**Request:** Please transcribe the data below exactly. Leave the pictures out.

··········

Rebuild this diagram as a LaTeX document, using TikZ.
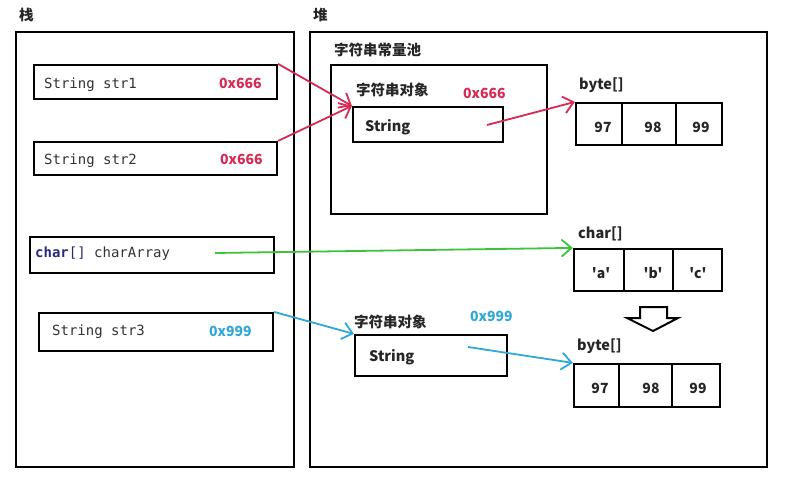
\documentclass[tikz,border=0pt]{standalone}
\usepackage{fontspec}
\setmonofont{DejaVu Sans Mono}
\newfontfamily\cjk{Noto Sans CJK SC}
\usetikzlibrary{arrows.meta}
\definecolor{myred}{HTML}{D62A55}
\definecolor{mycyan}{HTML}{2FA8D8}
\definecolor{mygreen}{HTML}{3DC23D}
\definecolor{mynavy}{HTML}{2A2A80}
\definecolor{mytext}{HTML}{333333}
\tikzset{
  box/.style={draw=black, line width=2.2pt, minimum width=#1, inner sep=0pt},
  cell/.style={draw=black, line width=2.2pt, inner sep=0pt, minimum height=42pt},
  mono/.style={font=\ttfamily\fontsize{14}{16}\selectfont, text=mytext, anchor=west, inner sep=0pt},
  heap/.style={font=\cjk\bfseries\fontsize{14.5}{16}\selectfont, text=black!85, anchor=west, inner sep=0pt},
  addr/.style={font=\cjk\bfseries\fontsize{14}{16}\selectfont, anchor=west, inner sep=0pt},
  val/.style={font=\cjk\bfseries\fontsize{14}{16}\selectfont, text=black!85, inner sep=0pt},
  ptr/.style={line width=1.8pt, -{Straight Barb[length=10pt,width=17pt,line width=1.8pt]}},
}
\begin{document}
\begin{tikzpicture}[x=1pt,y=-1pt]
\useasboundingbox (0,0) rectangle (789,489);
\fill[white] (0,0) rectangle (789,489);
% region labels
\node[heap] (lstack) at (19,15) {栈};
\node[heap] (lheap) at (313,15) {堆};
% big boxes
\node[box=278pt, minimum height=435pt] (stack) at (155,249.5) {};
\node[box=457pt, minimum height=435pt] (heapbox) at (538.5,249.5) {};
% stack entries
\node[box=243pt, minimum height=34pt] (s1) at (155.5,82) {};
\node[mono] (s1t) at (44,85) {String str1};
\node[addr, text=myred] (s1a) at (219,83) {0x666};
\node[box=243pt, minimum height=33pt] (s2) at (155.5,158.5) {};
\node[mono] (s2t) at (44,161) {String str2};
\node[addr, text=myred] (s2a) at (220,159) {0x666};
\node[box=244pt, minimum height=36pt] (ca) at (152,255) {};
\node[mono] (cat) at (35,254) {\textcolor{mynavy}{\bfseries char}\textcolor{mynavy!70!mytext}{[]} charArray};
\node[box=234pt, minimum height=38pt] (s3) at (156,332) {};
\node[mono] (s3t) at (52,332) {String str3};
\node[addr, text=mycyan] (s3a) at (209,331) {0x999};
% constant pool
\node[heap] (lpool) at (334,50) {字符串常量池};
\node[box=216pt, minimum height=149pt] (pool) at (439,139.5) {};
\node[heap] (lobj1) at (356,90) {字符串对象};
\node[addr, text=myred] (o1a) at (463,93) {0x666};
\node[box=150pt, minimum height=35pt] (o1) at (428,124.5) {};
\node[heap] (o1t) at (365,127) {String};
% byte array 1
\node[heap] (lb1) at (579,85) {byte[]};
\node[cell, minimum width=46pt] (b1a) at (599,124) {};
\node[cell, minimum width=54pt] (b1b) at (649,124) {};
\node[cell, minimum width=46pt] (b1c) at (699,124) {};
\node[val] (b1at) at (603,127) {97};
\node[val] (b1bt) at (653,127) {98};
\node[val] (b1ct) at (701,127) {99};
% char array
\node[heap] (lc) at (578,234) {char[]};
\node[cell, minimum width=50pt] (caa) at (599,270) {};
\node[cell, minimum width=49pt] (cab) at (648.5,270) {};
\node[cell, minimum width=49pt] (cac) at (697.5,270) {};
\node[val] (caat) at (601,273) {'a'};
\node[val] (cabt) at (653,273) {'b'};
\node[val] (cact) at (698,273) {'c'};
% hollow conversion arrow
\draw[line width=2pt, line join=miter] (640,307) -- (667,307) -- (667,318) -- (678,318) -- (653,331) -- (627,318) -- (640,318) -- cycle;
% second string object
\node[heap] (lobj2) at (354,322) {字符串对象};
\node[addr, text=mycyan] (o2a) at (470,316) {0x999};
\node[box=152pt, minimum height=41pt] (o2) at (431,355.5) {};
\node[heap] (o2t) at (369,357) {String};
% byte array 2
\node[heap] (lb2) at (577,346) {byte[]};
\node[cell, minimum width=45pt, minimum height=43pt] (b2a) at (596.5,385.5) {};
\node[cell, minimum width=53pt, minimum height=43pt] (b2b) at (645.5,385.5) {};
\node[cell, minimum width=48pt, minimum height=43pt] (b2c) at (696,385.5) {};
\node[val] (b2at) at (600,388) {97};
\node[val] (b2bt) at (651,388) {98};
\node[val] (b2ct) at (698,388) {99};
% pointers
\coordinate (o1p) at (487,125);
\coordinate (cap) at (215,253);
\coordinate (o2p) at (468,347);
\draw[ptr, myred] (s1.north east) -- (o1.north west);
\draw[ptr, myred] (s2.north east) -- (o1.north west);
\draw[ptr, myred] (o1p) -- (b1a.north west);
\draw[ptr, mygreen] (cap) -- (caa.north west);
\draw[ptr, mycyan] (s3.north east) -- (o2.north west);
\draw[ptr, mycyan] (o2p) -- (b2a.north west);
\end{tikzpicture}
\end{document}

··········

**Exercise solution:**
Rebuild this diagram as a LaTeX document, using TikZ.
\documentclass[tikz,border=0pt]{standalone}
\usepackage{fontspec}
\setmonofont{DejaVu Sans Mono}
\newfontfamily\cjk{Noto Sans CJK SC}
\usetikzlibrary{arrows.meta}
\definecolor{myred}{HTML}{D62A55}
\definecolor{mycyan}{HTML}{2FA8D8}
\definecolor{mygreen}{HTML}{3DC23D}
\definecolor{mynavy}{HTML}{2A2A80}
\definecolor{mytext}{HTML}{333333}
\tikzset{
  box/.style={draw=black, line width=2.2pt, minimum width=#1, inner sep=0pt},
  cell/.style={draw=black, line width=2.2pt, inner sep=0pt, minimum height=42pt},
  mono/.style={font=\ttfamily\fontsize{14}{16}\selectfont, text=mytext, anchor=west, inner sep=0pt},
  heap/.style={font=\cjk\bfseries\fontsize{14.5}{16}\selectfont, text=black!85, anchor=west, inner sep=0pt},
  addr/.style={font=\cjk\bfseries\fontsize{14}{16}\selectfont, anchor=west, inner sep=0pt},
  val/.style={font=\cjk\bfseries\fontsize{14}{16}\selectfont, text=black!85, inner sep=0pt},
  ptr/.style={line width=1.8pt, -{Straight Barb[length=10pt,width=17pt,line width=1.8pt]}},
}
\begin{document}
\begin{tikzpicture}[x=1pt,y=-1pt]
\useasboundingbox (0,0) rectangle (789,489);
\fill[white] (0,0) rectangle (789,489);
% region labels
\node[heap] (lstack) at (19,15) {栈};
\node[heap] (lheap) at (313,15) {堆};
% big boxes
\node[box=278pt, minimum height=435pt] (stack) at (155,249.5) {};
\node[box=457pt, minimum height=435pt] (heapbox) at (538.5,249.5) {};
% stack entries
\node[box=243pt, minimum height=34pt] (s1) at (155.5,82) {};
\node[mono] (s1t) at (44,85) {String str1};
\node[addr, text=myred] (s1a) at (219,83) {0x666};
\node[box=243pt, minimum height=33pt] (s2) at (155.5,158.5) {};
\node[mono] (s2t) at (44,161) {String str2};
\node[addr, text=myred] (s2a) at (220,159) {0x666};
\node[box=244pt, minimum height=36pt] (ca) at (152,255) {};
\node[mono] (cat) at (35,254) {\textcolor{mynavy}{\bfseries char}\textcolor{mynavy!70!mytext}{[]} charArray};
\node[box=234pt, minimum height=38pt] (s3) at (156,332) {};
\node[mono] (s3t) at (52,332) {String str3};
\node[addr, text=mycyan] (s3a) at (209,331) {0x999};
% constant pool
\node[heap] (lpool) at (334,50) {字符串常量池};
\node[box=216pt, minimum height=149pt] (pool) at (439,139.5) {};
\node[heap] (lobj1) at (356,90) {字符串对象};
\node[addr, text=myred] (o1a) at (463,93) {0x666};
\node[box=150pt, minimum height=35pt] (o1) at (428,124.5) {};
\node[heap] (o1t) at (365,127) {String};
% byte array 1
\node[heap] (lb1) at (579,85) {byte[]};
\node[cell, minimum width=46pt] (b1a) at (599,124) {};
\node[cell, minimum width=54pt] (b1b) at (649,124) {};
\node[cell, minimum width=46pt] (b1c) at (699,124) {};
\node[val] (b1at) at (603,127) {97};
\node[val] (b1bt) at (653,127) {98};
\node[val] (b1ct) at (701,127) {99};
% char array
\node[heap] (lc) at (578,234) {char[]};
\node[cell, minimum width=50pt] (caa) at (599,270) {};
\node[cell, minimum width=49pt] (cab) at (648.5,270) {};
\node[cell, minimum width=49pt] (cac) at (697.5,270) {};
\node[val] (caat) at (601,273) {'a'};
\node[val] (cabt) at (653,273) {'b'};
\node[val] (cact) at (698,273) {'c'};
% hollow conversion arrow
\draw[line width=2pt, line join=miter] (640,307) -- (667,307) -- (667,318) -- (678,318) -- (653,331) -- (627,318) -- (640,318) -- cycle;
% second string object
\node[heap] (lobj2) at (354,322) {字符串对象};
\node[addr, text=mycyan] (o2a) at (470,316) {0x999};
\node[box=152pt, minimum height=41pt] (o2) at (431,355.5) {};
\node[heap] (o2t) at (369,357) {String};
% byte array 2
\node[heap] (lb2) at (577,346) {byte[]};
\node[cell, minimum width=45pt, minimum height=43pt] (b2a) at (596.5,385.5) {};
\node[cell, minimum width=53pt, minimum height=43pt] (b2b) at (645.5,385.5) {};
\node[cell, minimum width=48pt, minimum height=43pt] (b2c) at (696,385.5) {};
\node[val] (b2at) at (600,388) {97};
\node[val] (b2bt) at (651,388) {98};
\node[val] (b2ct) at (698,388) {99};
% pointers
\coordinate (o1p) at (487,125);
\coordinate (cap) at (215,253);
\coordinate (o2p) at (468,347);
\draw[ptr, myred] (s1.north east) -- (o1.north west);
\draw[ptr, myred] (s2.north east) -- (o1.north west);
\draw[ptr, myred] (o1p) -- (b1a.north west);
\draw[ptr, mygreen] (cap) -- (caa.north west);
\draw[ptr, mycyan] (s3.north east) -- (o2.north west);
\draw[ptr, mycyan] (o2p) -- (b2a.north west);
\end{tikzpicture}
\end{document}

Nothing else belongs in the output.